____ INFORMATION SHOWN

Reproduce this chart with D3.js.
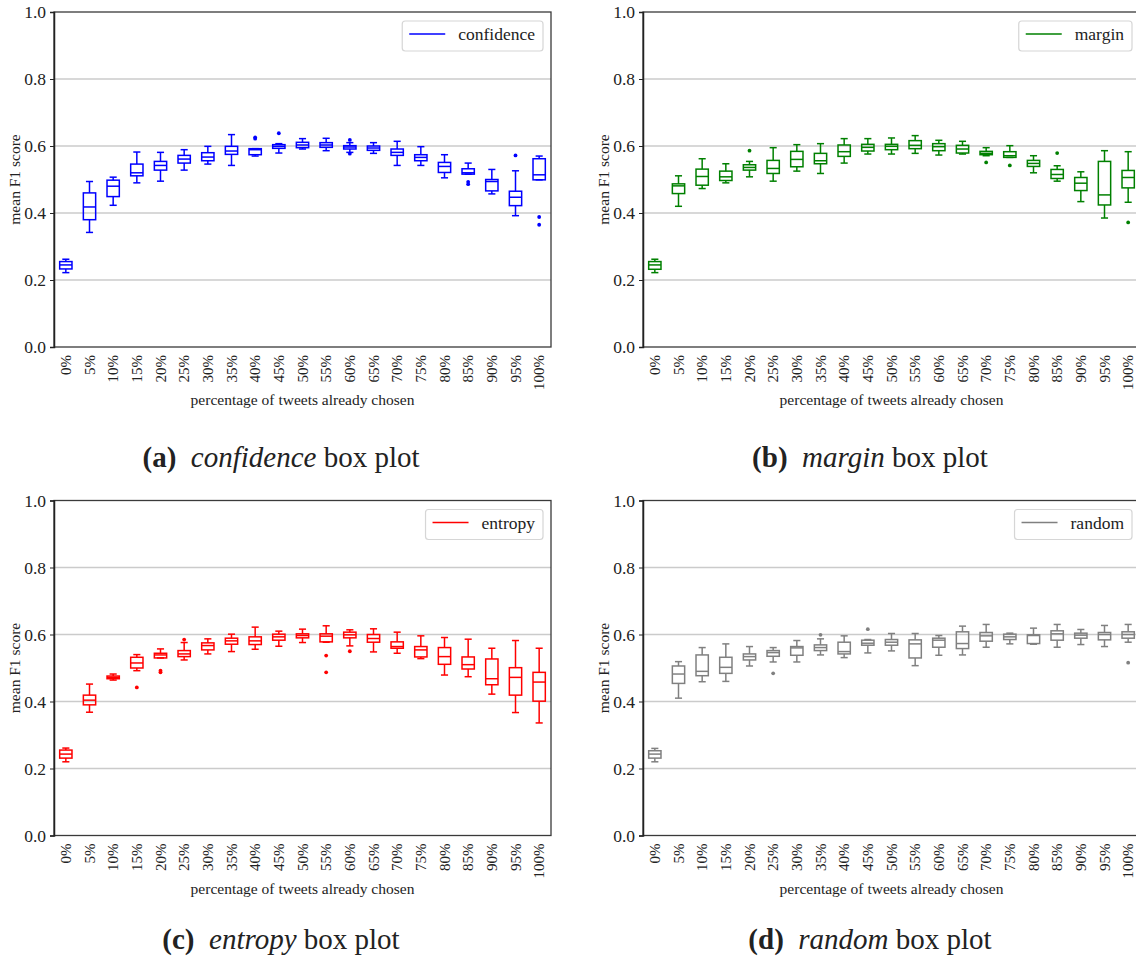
<!DOCTYPE html>
<html>
<head>
<meta charset="utf-8">
<script src="https://cdn.jsdelivr.net/npm/d3@7"></script>
<style>
  body { margin: 0; background: #fff; }
  text { font-family: "Liberation Serif", "DejaVu Serif", serif; fill: #222; }
</style>
</head>
<body>
<div id="chart"></div>
<script>
// Tick labels along the x axis
const categories = ["0%", "5%", "10%", "15%", "20%", "25%", "30%", "35%", "40%", "45%", "50%",
  "55%", "60%", "65%", "70%", "75%", "80%", "85%", "90%", "95%", "100%"];

const yTicks = [0, 0.2, 0.4, 0.6, 0.8, 1.0];

// Box stats per category: [whisker low, q1, median, q3, whisker high]
const confidenceBoxes = [
  [0.222, 0.233, 0.245, 0.255, 0.262], [0.342, 0.380, 0.418, 0.460, 0.494], [0.423, 0.449, 0.480, 0.498, 0.507],
  [0.490, 0.511, 0.520, 0.546, 0.582], [0.495, 0.528, 0.542, 0.554, 0.581], [0.528, 0.549, 0.561, 0.572, 0.589],
  [0.546, 0.556, 0.567, 0.580, 0.599], [0.542, 0.575, 0.585, 0.599, 0.634], [0.570, 0.574, 0.589, 0.592, 0.592],
  [0.579, 0.593, 0.599, 0.604, 0.607], [0.591, 0.595, 0.603, 0.611, 0.622], [0.586, 0.596, 0.603, 0.610, 0.623],
  [0.581, 0.591, 0.597, 0.601, 0.610], [0.578, 0.587, 0.594, 0.600, 0.610], [0.542, 0.572, 0.581, 0.591, 0.614],
  [0.542, 0.556, 0.566, 0.574, 0.598], [0.505, 0.521, 0.539, 0.551, 0.574], [0.516, 0.516, 0.520, 0.532, 0.549],
  [0.457, 0.466, 0.494, 0.500, 0.530], [0.392, 0.422, 0.447, 0.465, 0.526], [0.499, 0.499, 0.514, 0.562, 0.570]
];
// Outliers: [category index, value]
const confidenceOutliers = [[8, 0.622], [8, 0.626], [9, 0.638], [12, 0.618], [12, 0.577],
  [17, 0.493], [17, 0.486], [19, 0.572], [20, 0.388], [20, 0.365]];

const marginBoxes = [
  [0.222, 0.232, 0.245, 0.255, 0.262], [0.420, 0.458, 0.481, 0.487, 0.511], [0.473, 0.483, 0.509, 0.531, 0.562],
  [0.490, 0.497, 0.508, 0.525, 0.547], [0.508, 0.528, 0.536, 0.544, 0.554], [0.495, 0.518, 0.533, 0.557, 0.595],
  [0.525, 0.538, 0.560, 0.584, 0.604], [0.518, 0.547, 0.556, 0.578, 0.607], [0.549, 0.569, 0.583, 0.603, 0.622],
  [0.576, 0.585, 0.596, 0.605, 0.622], [0.576, 0.589, 0.599, 0.605, 0.624], [0.578, 0.592, 0.602, 0.616, 0.631],
  [0.573, 0.586, 0.598, 0.607, 0.617], [0.576, 0.579, 0.591, 0.602, 0.614], [0.571, 0.574, 0.578, 0.584, 0.595],
  [0.566, 0.566, 0.571, 0.583, 0.601], [0.520, 0.539, 0.548, 0.557, 0.571], [0.495, 0.503, 0.515, 0.530, 0.541],
  [0.434, 0.467, 0.489, 0.506, 0.523], [0.385, 0.424, 0.454, 0.554, 0.586], [0.432, 0.475, 0.506, 0.527, 0.583]
];
const marginOutliers = [[4, 0.586], [14, 0.551], [15, 0.542], [17, 0.579], [20, 0.372]];

const entropyBoxes = [
  [0.220, 0.231, 0.243, 0.255, 0.261], [0.368, 0.390, 0.404, 0.419, 0.452], [0.464, 0.468, 0.472, 0.476, 0.482],
  [0.492, 0.500, 0.515, 0.532, 0.540], [0.530, 0.530, 0.539, 0.544, 0.557], [0.524, 0.534, 0.542, 0.552, 0.576],
  [0.542, 0.554, 0.567, 0.575, 0.587], [0.549, 0.571, 0.581, 0.589, 0.601], [0.556, 0.570, 0.581, 0.593, 0.622],
  [0.565, 0.583, 0.593, 0.601, 0.610], [0.576, 0.590, 0.597, 0.602, 0.616], [0.577, 0.578, 0.595, 0.602, 0.626],
  [0.566, 0.590, 0.599, 0.607, 0.614], [0.548, 0.577, 0.588, 0.600, 0.617], [0.544, 0.559, 0.564, 0.578, 0.607],
  [0.528, 0.533, 0.554, 0.564, 0.596], [0.479, 0.511, 0.534, 0.561, 0.591], [0.474, 0.497, 0.510, 0.533, 0.586],
  [0.422, 0.450, 0.468, 0.527, 0.559], [0.367, 0.419, 0.472, 0.501, 0.582], [0.336, 0.401, 0.458, 0.487, 0.559]
];
const entropyOutliers = [[3, 0.442], [4, 0.492], [4, 0.487], [5, 0.585], [11, 0.537], [11, 0.487], [12, 0.550]];

const randomBoxes = [
  [0.220, 0.231, 0.243, 0.253, 0.260], [0.410, 0.454, 0.482, 0.506, 0.519], [0.459, 0.477, 0.490, 0.539, 0.561],
  [0.460, 0.484, 0.502, 0.532, 0.572], [0.506, 0.524, 0.534, 0.542, 0.564], [0.518, 0.535, 0.546, 0.552, 0.561],
  [0.518, 0.538, 0.560, 0.564, 0.582], [0.539, 0.552, 0.561, 0.569, 0.587], [0.531, 0.542, 0.549, 0.577, 0.596],
  [0.545, 0.568, 0.574, 0.583, 0.585], [0.551, 0.568, 0.577, 0.585, 0.603], [0.507, 0.530, 0.572, 0.584, 0.603],
  [0.538, 0.562, 0.583, 0.589, 0.597], [0.539, 0.558, 0.573, 0.608, 0.625], [0.562, 0.580, 0.596, 0.606, 0.630],
  [0.572, 0.585, 0.593, 0.601, 0.604], [0.571, 0.573, 0.597, 0.599, 0.619], [0.562, 0.583, 0.602, 0.611, 0.630],
  [0.570, 0.589, 0.598, 0.604, 0.615], [0.564, 0.584, 0.600, 0.606, 0.627], [0.577, 0.589, 0.600, 0.608, 0.630]
];
const randomOutliers = [[5, 0.484], [7, 0.599], [9, 0.616], [20, 0.516]];

// Panel layout
const plotWidth = 497, plotHeight = 335;

const panels = [
  { name: "confidence", letter: "(a)", color: "#0000ff", boxes: confidenceBoxes, outliers: confidenceOutliers, left: 54, top: 12 },
  { name: "margin", letter: "(b)", color: "#008000", boxes: marginBoxes, outliers: marginOutliers, left: 643, top: 12 },
  { name: "entropy", letter: "(c)", color: "#ff0000", boxes: entropyBoxes, outliers: entropyOutliers, left: 54, top: 500.5 },
  { name: "random", letter: "(d)", color: "#808080", boxes: randomBoxes, outliers: randomOutliers, left: 643, top: 500.5 }
];

const svg = d3.select("#chart")
  .append("svg")
  .attr("width", 1136)
  .attr("height", 962);

const x = d3.scaleBand()
  .domain(categories)
  .range([0, plotWidth]);

const y = d3.scaleLinear()
  .domain([0, 1])
  .range([plotHeight, 0]);

const boxW = x.bandwidth() * 0.52;
const capW = x.bandwidth() * 0.3;

panels.forEach((p) => {
  const g = svg.append("g")
    .attr("transform", `translate(${p.left},${p.top})`);

  // horizontal grid
  g.selectAll(".grid")
    .data(yTicks.filter((t) => t > 0 && t < 1))
    .enter()
    .append("line")
    .attr("x1", 0)
    .attr("x2", plotWidth)
    .attr("y1", (d) => y(d))
    .attr("y2", (d) => y(d))
    .attr("stroke", "#cbcbcb")
    .attr("stroke-width", 1.5);

  // frame
  g.append("rect")
    .attr("width", plotWidth)
    .attr("height", plotHeight)
    .attr("fill", "none")
    .attr("stroke", "#3a3a3a")
    .attr("stroke-width", 1.3);

  // y axis
  const yAxis = g.append("g")
    .call(d3.axisLeft(y).tickValues(yTicks).tickFormat(d3.format(".1f")).tickSize(4).tickPadding(4));
  yAxis.select(".domain").attr("stroke", "#222").attr("stroke-width", 1.5);
  yAxis.selectAll(".tick line").attr("stroke", "#222");
  yAxis.selectAll("text")
    .style("font-family", "Liberation Serif")
    .style("font-size", "17.5px")
    .attr("fill", "#222");

  // x tick labels, rotated
  g.selectAll(".xlab")
    .data(categories)
    .enter()
    .append("text")
    .attr("transform", (d) => `translate(${x(d) + x.bandwidth() / 2},${plotHeight + 8}) rotate(-90)`)
    .attr("text-anchor", "end")
    .attr("dy", "0.35em")
    .style("font-size", "15px")
    .text((d) => d);

  // axis titles
  g.append("text")
    .attr("x", plotWidth / 2)
    .attr("y", plotHeight + 58)
    .attr("text-anchor", "middle")
    .style("font-size", "15.5px")
    .text("percentage of tweets already chosen");

  g.append("text")
    .attr("transform", `translate(${-39},${plotHeight / 2}) rotate(-90)`)
    .attr("text-anchor", "middle")
    .attr("dy", "0.35em")
    .style("font-size", "15.5px")
    .text("mean F1 score");

  // boxes
  const boxes = g.selectAll(".box")
    .data(p.boxes)
    .enter()
    .append("g")
    .attr("transform", (d, i) => `translate(${x(categories[i]) + x.bandwidth() / 2},0)`)
    .attr("stroke", p.color)
    .attr("stroke-width", 1.5)
    .attr("fill", "none");

  boxes.append("line")
    .attr("y1", (d) => y(d[0]))
    .attr("y2", (d) => y(d[1]));
  boxes.append("line")
    .attr("y1", (d) => y(d[3]))
    .attr("y2", (d) => y(d[4]));
  boxes.append("line")
    .attr("x1", -capW / 2).attr("x2", capW / 2)
    .attr("y1", (d) => y(d[0])).attr("y2", (d) => y(d[0]));
  boxes.append("line")
    .attr("x1", -capW / 2).attr("x2", capW / 2)
    .attr("y1", (d) => y(d[4])).attr("y2", (d) => y(d[4]));
  boxes.append("rect")
    .attr("x", -boxW / 2)
    .attr("width", boxW)
    .attr("y", (d) => y(d[3]))
    .attr("height", (d) => y(d[1]) - y(d[3]));
  boxes.append("line")
    .attr("x1", -boxW / 2).attr("x2", boxW / 2)
    .attr("y1", (d) => y(d[2])).attr("y2", (d) => y(d[2]));

  // outliers
  g.selectAll(".flier")
    .data(p.outliers)
    .enter()
    .append("circle")
    .attr("cx", (d) => x(categories[d[0]]) + x.bandwidth() / 2)
    .attr("cy", (d) => y(d[1]))
    .attr("r", 1.9)
    .attr("fill", p.color);

  // legend, anchored to the right of the plot
  const legend = g.append("g");
  const lbox = legend.append("rect")
    .attr("fill", "#fff")
    .attr("stroke", "#d6d6d6")
    .attr("stroke-width", 1.2)
    .attr("rx", 3);
  const ltext = legend.append("text")
    .attr("dy", "0.35em")
    .style("font-size", "17.5px")
    .text(p.name);
  const tw = ltext.node().getComputedTextLength();
  const legW = 7 + 36 + 13 + tw + 8;
  const legX = 489 - legW;
  lbox.attr("x", legX).attr("y", 9).attr("width", legW).attr("height", 30);
  legend.append("line")
    .attr("x1", legX + 7).attr("x2", legX + 43)
    .attr("y1", 22).attr("y2", 22)
    .attr("stroke", p.color)
    .attr("stroke-width", 1.5);
  ltext.attr("x", legX + 56).attr("y", 22);

  // caption
  const cap = svg.append("text")
    .attr("x", p.left + 227)
    .attr("y", p.top + (p.top === 12 ? 455 : 448))
    .attr("text-anchor", "middle")
    .style("font-size", "29px");
  cap.append("tspan").style("font-weight", "bold").text(p.letter);
  cap.append("tspan").text("\u2002");
  cap.append("tspan").style("font-style", "italic").text(p.name);
  cap.append("tspan").text(" box plot");
});
</script>
</body>
</html>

________

* _DIRECTION_
Give again, exactly, the lines from the start of the data through the one holding "const yTicks = [0, 0.2, 0.4, 0.6, 0.8, 1.0];"; omit the pictures.

* _CORRECT RESPONSE_
Reproduce this chart with D3.js.
<!DOCTYPE html>
<html>
<head>
<meta charset="utf-8">
<script src="https://cdn.jsdelivr.net/npm/d3@7"></script>
<style>
  body { margin: 0; background: #fff; }
  text { font-family: "Liberation Serif", "DejaVu Serif", serif; fill: #222; }
</style>
</head>
<body>
<div id="chart"></div>
<script>
// Tick labels along the x axis
const categories = ["0%", "5%", "10%", "15%", "20%", "25%", "30%", "35%", "40%", "45%", "50%",
  "55%", "60%", "65%", "70%", "75%", "80%", "85%", "90%", "95%", "100%"];

const yTicks = [0, 0.2, 0.4, 0.6, 0.8, 1.0];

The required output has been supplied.